__SET EXERCISE__
Set every record down verbatim and omit the pictures.

__ENTRIES SHOWN__

** start **

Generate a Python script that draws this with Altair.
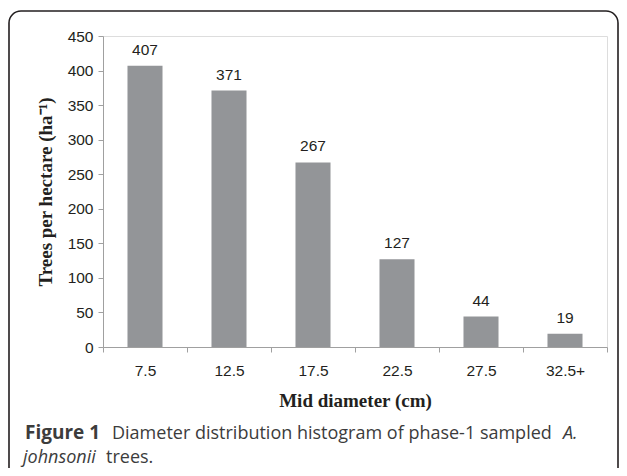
import altair as alt
import pandas as pd

categories = ["7.5", "12.5", "17.5", "22.5", "27.5", "32.5+"]
trees = [407, 371, 267, 127, 44, 19]
y_ticks = [0, 50, 100, 150, 200, 250, 300, 350, 400, 450]

df = pd.DataFrame({"mid": categories, "trees": trees})

TXT = "#231f20"
AXC = "#a0a0a0"

x_enc = alt.X(
    "mid:N", sort=None,
    scale=alt.Scale(paddingInner=0, paddingOuter=0),
    axis=alt.Axis(
        title="Mid diameter (cm)", labelAngle=0, tickBand="extent",
        domainColor=AXC, tickColor=AXC, tickSize=5,
        labelFont="Liberation Sans", labelFontSize=15.5, labelColor=TXT, labelPadding=11,
        titleFont="Liberation Serif", titleFontSize=19, titleFontWeight="bold",
        titleColor=TXT, titlePadding=13,
    ),
)
y_enc = alt.Y(
    "trees:Q",
    scale=alt.Scale(domain=[0, 450], nice=False),
    axis=alt.Axis(
        title="Trees per hectare (ha\u207b\u00b9)", values=y_ticks, grid=False,
        labelOverlap=False, tickCount=10,
        domainColor=AXC, tickColor=AXC, tickSize=5,
        labelFont="Liberation Sans", labelFontSize=15.5, labelColor=TXT, labelPadding=5,
        titleFont="Liberation Serif", titleFontSize=19, titleFontWeight="bold",
        titleColor=TXT, titlePadding=12,
    ),
)

base = alt.Chart(df).encode(x=x_enc, y=y_enc)
bars = base.mark_bar(color="#939598", width=alt.RelativeBandSize(0.417))
labels = base.mark_text(
    font="Liberation Sans", fontSize=15.5, color=TXT, baseline="alphabetic", dy=-11
).encode(text="trees:Q")

border = alt.Chart(pd.DataFrame({"a": [0]})).mark_rect(
    fill=None, fillOpacity=0, stroke="#231f20", strokeWidth=1.6, cornerRadius=12
).encode(x=alt.value(-94), x2=alt.value(515), y=alt.value(-25), y2=alt.value(470))

cap_font = "Open Sans"
cap_color = "#3c3c3c"
caption = pd.DataFrame({"a": [0]})

def cap(text, x, y, weight="normal", style="normal", size=18):
    return alt.Chart(caption).mark_text(
        text=text, font=cap_font, fontSize=size, color=cap_color, align="left",
        baseline="alphabetic", fontWeight=weight, fontStyle=style,
    ).encode(x=alt.value(x), y=alt.value(y))

caps = [
    cap("Figure 1", -78, 403, weight="bold", size=19),
    cap("Diameter distribution histogram of phase-1 sampled", 9, 403),
    cap("A.", 460, 403, style="italic"),
    cap("johnsonii", -80, 427, style="italic"),
    cap("trees.", 3, 427),
]

chart = alt.layer(bars, labels, border, *caps).properties(
    width=504, height=311,
    autosize=alt.AutoSizeParams(type="none"),
    padding={"left": 95, "top": 28, "right": 12, "bottom": 121},
).configure_view(stroke=None).configure(background="white")

chart.save("out.html", embed_options={"renderer": "svg", "actions": False})
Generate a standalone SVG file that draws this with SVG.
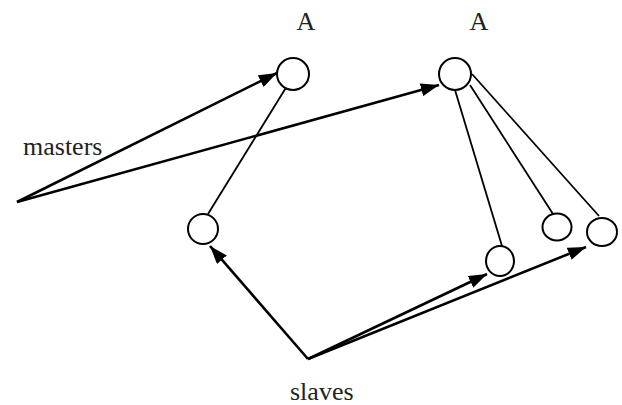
<svg xmlns="http://www.w3.org/2000/svg" width="622" height="405" viewBox="0 0 622 405">
<style>
.node{fill:#fff;stroke:#000;stroke-width:2}
.lbl{font-family:'Liberation Serif','DejaVu Serif',serif;font-size:26px;fill:#222}
.link{stroke:#000;stroke-width:1.8;fill:none}
.arr{stroke:#000;stroke-width:2.6;fill:none;marker-end:url(#ah)}
</style>
<defs>
<marker id="ah" markerWidth="7" markerHeight="5" refX="7" refY="2.5" orient="auto" markerUnits="strokeWidth">
<path d="M0,0 L7,2.5 L0,5 Z" fill="#000"/>
</marker>
</defs>
<rect width="622" height="405" fill="#fff"/>
<g id="connectors">
<line class="link" x1="287" y1="86" x2="208" y2="214"/>
<line class="link" x1="455" y1="90" x2="502" y2="246"/>
<line class="link" x1="470" y1="85" x2="553" y2="214"/>
<line class="link" x1="472" y1="74" x2="599" y2="216"/>
<line class="arr" x1="17" y1="202" x2="277" y2="73"/>
<line class="arr" x1="17" y1="202" x2="439" y2="85"/>
<line class="arr" x1="308" y1="359" x2="210" y2="246"/>
<line class="arr" x1="308" y1="359" x2="487" y2="274"/>
<line class="arr" x1="308" y1="359" x2="586" y2="247"/>
</g>
<g id="master1"><circle class="node" cx="293" cy="74" r="16"/><text class="lbl" font-family="Liberation Serif, serif" x="306" y="30" text-anchor="middle">A</text></g>
<g id="master2"><circle class="node" cx="455" cy="74" r="16"/><text class="lbl" font-family="Liberation Serif, serif" x="479" y="30" text-anchor="middle">A</text></g>
<g id="slave1"><circle class="node" cx="203" cy="229" r="15"/></g>
<g id="slave2"><ellipse class="node" cx="500" cy="261" rx="14" ry="15"/></g>
<g id="slave3"><ellipse class="node" cx="557" cy="227" rx="14.5" ry="13.5"/></g>
<g id="slave4"><ellipse class="node" cx="602" cy="232" rx="15" ry="14"/></g>
<g id="label-masters"><text class="lbl" font-family="Liberation Serif, serif" x="23" y="155">masters</text></g>
<g id="label-slaves"><text class="lbl" font-family="Liberation Serif, serif" x="290" y="400">slaves</text></g>
</svg>
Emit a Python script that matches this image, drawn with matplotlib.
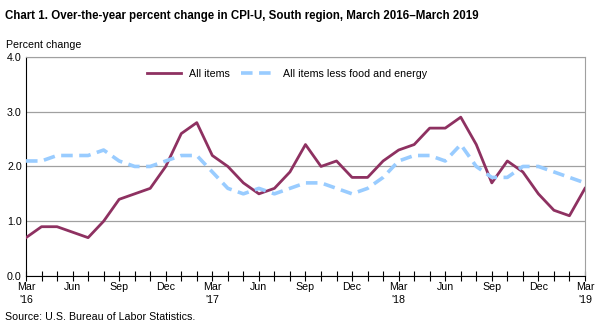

** end **

__TASK ANSWER__
Generate a Python script that draws this with Altair.
import altair as alt
import pandas as pd

categories = ["7.5", "12.5", "17.5", "22.5", "27.5", "32.5+"]
trees = [407, 371, 267, 127, 44, 19]
y_ticks = [0, 50, 100, 150, 200, 250, 300, 350, 400, 450]

df = pd.DataFrame({"mid": categories, "trees": trees})

TXT = "#231f20"
AXC = "#a0a0a0"

x_enc = alt.X(
    "mid:N", sort=None,
    scale=alt.Scale(paddingInner=0, paddingOuter=0),
    axis=alt.Axis(
        title="Mid diameter (cm)", labelAngle=0, tickBand="extent",
        domainColor=AXC, tickColor=AXC, tickSize=5,
        labelFont="Liberation Sans", labelFontSize=15.5, labelColor=TXT, labelPadding=11,
        titleFont="Liberation Serif", titleFontSize=19, titleFontWeight="bold",
        titleColor=TXT, titlePadding=13,
    ),
)
y_enc = alt.Y(
    "trees:Q",
    scale=alt.Scale(domain=[0, 450], nice=False),
    axis=alt.Axis(
        title="Trees per hectare (ha\u207b\u00b9)", values=y_ticks, grid=False,
        labelOverlap=False, tickCount=10,
        domainColor=AXC, tickColor=AXC, tickSize=5,
        labelFont="Liberation Sans", labelFontSize=15.5, labelColor=TXT, labelPadding=5,
        titleFont="Liberation Serif", titleFontSize=19, titleFontWeight="bold",
        titleColor=TXT, titlePadding=12,
    ),
)

base = alt.Chart(df).encode(x=x_enc, y=y_enc)
bars = base.mark_bar(color="#939598", width=alt.RelativeBandSize(0.417))
labels = base.mark_text(
    font="Liberation Sans", fontSize=15.5, color=TXT, baseline="alphabetic", dy=-11
).encode(text="trees:Q")

border = alt.Chart(pd.DataFrame({"a": [0]})).mark_rect(
    fill=None, fillOpacity=0, stroke="#231f20", strokeWidth=1.6, cornerRadius=12
).encode(x=alt.value(-94), x2=alt.value(515), y=alt.value(-25), y2=alt.value(470))

cap_font = "Open Sans"
cap_color = "#3c3c3c"
caption = pd.DataFrame({"a": [0]})

def cap(text, x, y, weight="normal", style="normal", size=18):
    return alt.Chart(caption).mark_text(
        text=text, font=cap_font, fontSize=size, color=cap_color, align="left",
        baseline="alphabetic", fontWeight=weight, fontStyle=style,
    ).encode(x=alt.value(x), y=alt.value(y))

caps = [
    cap("Figure 1", -78, 403, weight="bold", size=19),
    cap("Diameter distribution histogram of phase-1 sampled", 9, 403),
    cap("A.", 460, 403, style="italic"),
    cap("johnsonii", -80, 427, style="italic"),
    cap("trees.", 3, 427),
]

chart = alt.layer(bars, labels, border, *caps).properties(
    width=504, height=311,
    autosize=alt.AutoSizeParams(type="none"),
    padding={"left": 95, "top": 28, "right": 12, "bottom": 121},
).configure_view(stroke=None).configure(background="white")

chart.save("out.html", embed_options={"renderer": "svg", "actions": False})
Generate a standalone SVG file that draws this with SVG.
<svg xmlns="http://www.w3.org/2000/svg" width="622" height="405" viewBox="0 0 622 405">
<style>
.node{fill:#fff;stroke:#000;stroke-width:2}
.lbl{font-family:'Liberation Serif','DejaVu Serif',serif;font-size:26px;fill:#222}
.link{stroke:#000;stroke-width:1.8;fill:none}
.arr{stroke:#000;stroke-width:2.6;fill:none;marker-end:url(#ah)}
</style>
<defs>
<marker id="ah" markerWidth="7" markerHeight="5" refX="7" refY="2.5" orient="auto" markerUnits="strokeWidth">
<path d="M0,0 L7,2.5 L0,5 Z" fill="#000"/>
</marker>
</defs>
<rect width="622" height="405" fill="#fff"/>
<g id="connectors">
<line class="link" x1="287" y1="86" x2="208" y2="214"/>
<line class="link" x1="455" y1="90" x2="502" y2="246"/>
<line class="link" x1="470" y1="85" x2="553" y2="214"/>
<line class="link" x1="472" y1="74" x2="599" y2="216"/>
<line class="arr" x1="17" y1="202" x2="277" y2="73"/>
<line class="arr" x1="17" y1="202" x2="439" y2="85"/>
<line class="arr" x1="308" y1="359" x2="210" y2="246"/>
<line class="arr" x1="308" y1="359" x2="487" y2="274"/>
<line class="arr" x1="308" y1="359" x2="586" y2="247"/>
</g>
<g id="master1"><circle class="node" cx="293" cy="74" r="16"/><text class="lbl" font-family="Liberation Serif, serif" x="306" y="30" text-anchor="middle">A</text></g>
<g id="master2"><circle class="node" cx="455" cy="74" r="16"/><text class="lbl" font-family="Liberation Serif, serif" x="479" y="30" text-anchor="middle">A</text></g>
<g id="slave1"><circle class="node" cx="203" cy="229" r="15"/></g>
<g id="slave2"><ellipse class="node" cx="500" cy="261" rx="14" ry="15"/></g>
<g id="slave3"><ellipse class="node" cx="557" cy="227" rx="14.5" ry="13.5"/></g>
<g id="slave4"><ellipse class="node" cx="602" cy="232" rx="15" ry="14"/></g>
<g id="label-masters"><text class="lbl" font-family="Liberation Serif, serif" x="23" y="155">masters</text></g>
<g id="label-slaves"><text class="lbl" font-family="Liberation Serif, serif" x="290" y="400">slaves</text></g>
</svg>
Emit a Python script that matches this image, drawn with matplotlib.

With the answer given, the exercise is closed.